As part of this consultation process, FDA will request - and a bioengineering company will provide - data to compare the bioengineered food to a conventional food. FDA usually requests information about the characteristics of the proteins made by the genes, their biological function, their origin and the level at which they will be found in food. FDA will also seek information on the food product itself specifically with respect to nutrients and other characteristics pertaining to safety and use of a product.
FDA's position is that labeling requirements under the law apply equally to traditional and bioengineered foods - it must be truthful and not misleading. No additional information is necessary for a bioengineered food if it proves equivalent to its traditional counterpart in terms of nutrients and safety. If a bioengineered food is significantly different from its traditional counterpart, it must be labeled to indicate that difference.
In the words of FDA Commissioner Jane Henney: "We are not aware of any information that foods developed through genetic engineering differ as a class in quality, safety, or any other attribute for foods developed through conventional means. That's why there has been no requirement to add a special label saying that they are bioengineered. Companies are free to include in the labeling of a bioengineered product any statement as long as the labeling is truthful and not misleading. Obviously, a label that implies that a food is better than another because it was - or was not - bioengineered, would be misleading."

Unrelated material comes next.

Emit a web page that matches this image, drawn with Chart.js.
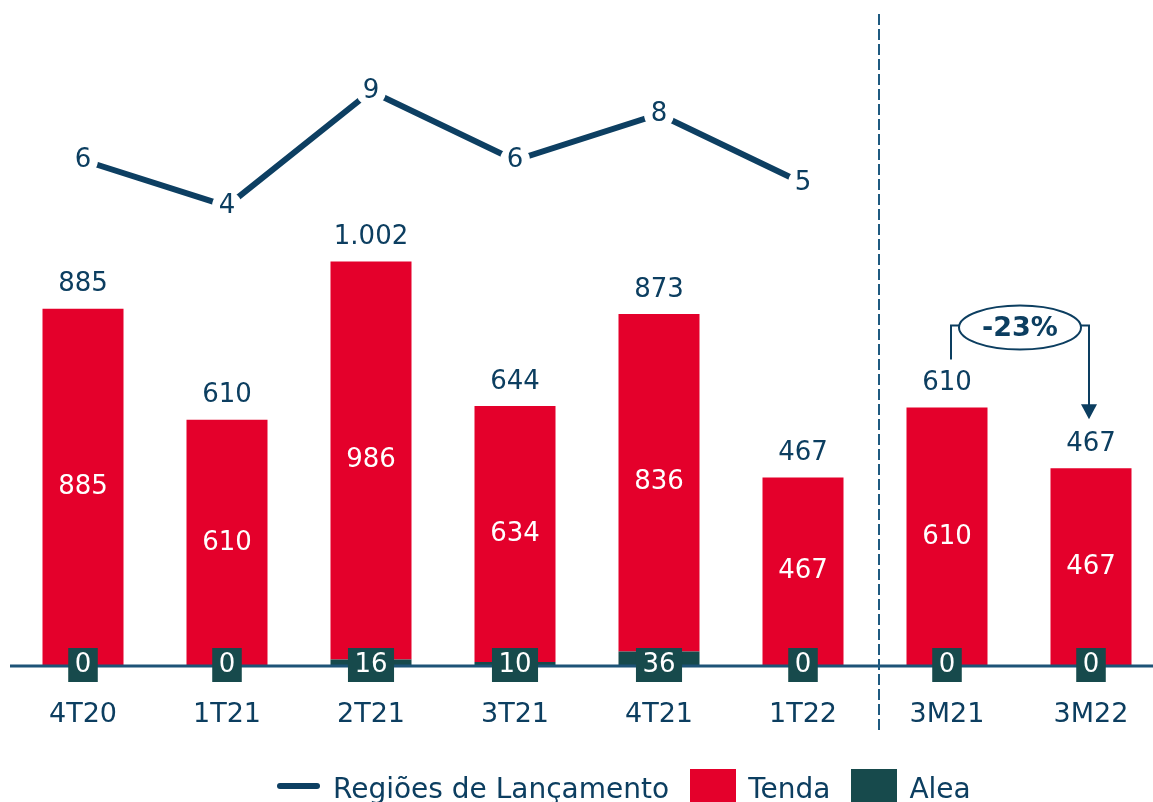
<!DOCTYPE html>
<html lang="pt-BR">
    <head>
        <meta charset="UTF-8">
        <title>Lançamentos Tenda e Alea</title>
        <script src="https://cdn.jsdelivr.net/npm/chart.js"></script>
        <style>
            html, body {
                margin: 0;
                padding: 0;
                background: #ffffff;
                overflow: hidden;
            }
            .wrap {
                position: relative;
                width: 1153px;
                height: 802px;
                overflow: hidden;
            }
            #grafico {
                position: absolute;
                left: 0;
                top: 0;
            }
            .legenda {
                position: absolute;
                left: 277px;
                top: 769px;
                height: 34px;
                display: flex;
                align-items: center;
                font-family: 'DejaVu Sans', sans-serif;
                font-size: 28px;
                color: #0c3e60;
                white-space: nowrap;
            }
            .legenda .linha {
                width: 43px;
                height: 6px;
                border-radius: 3px;
                background: #0d3f62;
                margin-right: 13px;
            }
            .legenda .caixa {
                width: 46px;
                height: 34px;
                margin-right: 12px;
            }
            .legenda .txt { margin-right: 21px; padding-top: 4px; }
        </style>
    </head>
    <body>
        <div class="wrap">
            <canvas id="grafico" width="1163" height="802"></canvas>
            <div class="legenda">
                <span class="linha"></span><span class="txt">Regiões de Lançamento</span>
                <span class="caixa" style="background:#e4002b"></span><span class="txt">Tenda</span>
                <span class="caixa" style="background:#174a4c"></span><span class="txt">Alea</span>
            </div>
        </div>
        <script>
            // dados
            const categorias = ['4T20', '1T21', '2T21', '3T21', '4T21', '1T22', '3M21', '3M22'];
            const tenda = [885, 610, 986, 634, 836, 467, 610, 467];
            const alea = [0, 0, 16, 10, 36, 0, 0, 0];
            const totais = [885, 610, 1002, 644, 873, 467, 610, 467];
            const regioes = [6, 4, 9, 6, 8, 5, null, null];
            const variacao = '-23%';

            const nTrim = 6; // os 6 primeiros são trimestres, os 2 últimos são acumulados
            const soTrim = arr => arr.map((v, i) => i < nTrim ? v : null);
            const soAcum = arr => arr.map((v, i) => i >= nTrim ? v : null);

            const VERMELHO = '#e4002b';
            const VERDE = '#174a4c';
            const AZUL = '#0c3e60';
            const fonte = 'DejaVu Sans, sans-serif';
            const fmt = v => v.toLocaleString('pt-BR');

            const rotulos = {
                id: 'rotulos',
                afterDatasetsDraw(chart) {
                    const ctx = chart.ctx;
                    const area = chart.chartArea;
                    const x = chart.scales.x;
                    ctx.save();

                    // linha do eixo
                    ctx.strokeStyle = '#1d5377';
                    ctx.lineWidth = 3;
                    ctx.beginPath();
                    ctx.moveTo(10, area.bottom);
                    ctx.lineTo(chart.width, area.bottom);
                    ctx.stroke();

                    // separador tracejado
                    const xs = (x.getPixelForValue(nTrim - 1) + x.getPixelForValue(nTrim)) / 2 + 4;
                    ctx.strokeStyle = '#1f5a80';
                    ctx.lineWidth = 2;
                    ctx.setLineDash([11, 4]);
                    ctx.beginPath();
                    ctx.moveTo(xs, 14);
                    ctx.lineTo(xs, 732);
                    ctx.stroke();
                    ctx.setLineDash([]);

                    ctx.textAlign = 'center';
                    ctx.textBaseline = 'middle';
                    ctx.font = '26px ' + fonte;

                    const mTendaQ = chart.getDatasetMeta(2);
                    const mTendaM = chart.getDatasetMeta(4);
                    categorias.forEach((c, i) => {
                        const el = (i < nTrim ? mTendaQ : mTendaM).data[i];
                        if (!el) return;
                        // total acima da barra
                        ctx.fillStyle = AZUL;
                        ctx.fillText(fmt(totais[i]), el.x, el.y - 24);
                        // Tenda no meio
                        ctx.fillStyle = '#ffffff';
                        ctx.fillText(fmt(tenda[i]), el.x, (el.y + el.base) / 2);
                        // Alea na base
                        const t = fmt(alea[i]);
                        const w = ctx.measureText(t).width + 13;
                        ctx.fillStyle = VERDE;
                        ctx.fillRect(el.x - w / 2, area.bottom - 18, w, 34);
                        ctx.fillStyle = '#ffffff';
                        ctx.fillText(t, el.x, area.bottom - 1);
                    });

                    // valores da linha
                    const mLinha = chart.getDatasetMeta(0);
                    ctx.fillStyle = AZUL;
                    mLinha.data.forEach((p, i) => {
                        if (regioes[i] == null) return;
                        ctx.fillText(String(regioes[i]), p.x, p.y);
                    });

                    // variação -23%
                    const y2 = chart.scales.y2;
                    const xa = x.getPixelForValue(6) + 4;
                    const xb = x.getPixelForValue(7) - 2;
                    const topoA = y2.getPixelForValue(totais[6]);
                    const topoB = y2.getPixelForValue(totais[7]);
                    const yb = topoA - 82;
                    const cx = (xa + xb) / 2;
                    ctx.strokeStyle = AZUL;
                    ctx.lineWidth = 2;
                    ctx.beginPath();
                    ctx.moveTo(xa, topoA - 48);
                    ctx.lineTo(xa, yb);
                    ctx.lineTo(xb, yb);
                    ctx.lineTo(xb, topoB - 62);
                    ctx.stroke();
                    ctx.fillStyle = AZUL;
                    ctx.beginPath();
                    ctx.moveTo(xb - 8, topoB - 64);
                    ctx.lineTo(xb + 8, topoB - 64);
                    ctx.lineTo(xb, topoB - 49);
                    ctx.closePath();
                    ctx.fill();
                    ctx.beginPath();
                    ctx.ellipse(cx, yb + 2, 61, 22, 0, 0, Math.PI * 2);
                    ctx.fillStyle = '#ffffff';
                    ctx.fill();
                    ctx.stroke();
                    ctx.fillStyle = AZUL;
                    ctx.font = 'bold 27px ' + fonte;
                    ctx.fillText(variacao, cx, yb + 3);

                    ctx.restore();
                }
            };

            new Chart(document.getElementById('grafico'), {
                data: {
                    labels: categorias,
                    datasets: [{
                        type: 'line',
                        label: 'Regiões de Lançamento',
                        data: regioes,
                        yAxisID: 'y1',
                        borderColor: '#0d3f62',
                        borderWidth: 6,
                        pointRadius: 15,
                        pointHoverRadius: 15,
                        pointBackgroundColor: '#ffffff',
                        pointBorderWidth: 0,
                        tension: 0,
                        order: 0,
                        clip: false
                    }, {
                        type: 'bar',
                        label: 'Alea',
                        data: soTrim(alea),
                        yAxisID: 'y',
                        backgroundColor: VERDE,
                        stack: 's',
                        order: 1
                    }, {
                        type: 'bar',
                        label: 'Tenda',
                        data: soTrim(tenda),
                        yAxisID: 'y',
                        backgroundColor: VERMELHO,
                        stack: 's',
                        order: 1
                    }, {
                        type: 'bar',
                        label: 'Alea',
                        data: soAcum(alea),
                        yAxisID: 'y2',
                        backgroundColor: VERDE,
                        stack: 's',
                        order: 1
                    }, {
                        type: 'bar',
                        label: 'Tenda',
                        data: soAcum(tenda),
                        yAxisID: 'y2',
                        backgroundColor: VERMELHO,
                        stack: 's',
                        order: 1
                    }]
                },
                options: {
                    responsive: false,
                    animation: false,
                    events: [],
                    devicePixelRatio: 1,
                    layout: { autoPadding: false, padding: { left: 11, right: 0, top: 20, bottom: 74 } },
                    datasets: { bar: { barPercentage: 0.5625, categoryPercentage: 1 } },
                    plugins: { legend: { display: false }, tooltip: { enabled: false } },
                    scales: {
                        x: {
                            stacked: true,
                            offset: true,
                            grid: { display: false, drawTicks: false },
                            border: { display: false },
                            ticks: { color: AZUL, font: { family: fonte, size: 27 }, padding: 33 },
                            afterFit(s) { s.height = 62; }
                        },
                        y: { stacked: true, display: false, min: 0, max: 1600 },
                        y2: { stacked: true, display: false, min: 0, max: 1525 },
                        y1: { display: false, min: -16, max: 12.1 }
                    }
                },
                plugins: [rotulos]
            });
        </script>
    </body>
</html>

And this is the rub. In FDA's view - and in the view of the proponents of GMO labeling requirements - a label designating food as derived from GMOs would inherently imply that the product is not as "good" as its conventional counterpart. This is simply misleading in FDA's judgment.
To Label Or Not To Label
Misleading or not, it does look like requiring labeling for genetically modified food products is headed in our direction, whether required by governments here or abroad or a fait accompli because of public outcry.
Industry and the government must do a much better job educating the public about the techniques used to make genetically modified foods, how such foods are established to be safe and the benefits that consumers may reap from the use of GMOs both in terms of human health and environmental quality.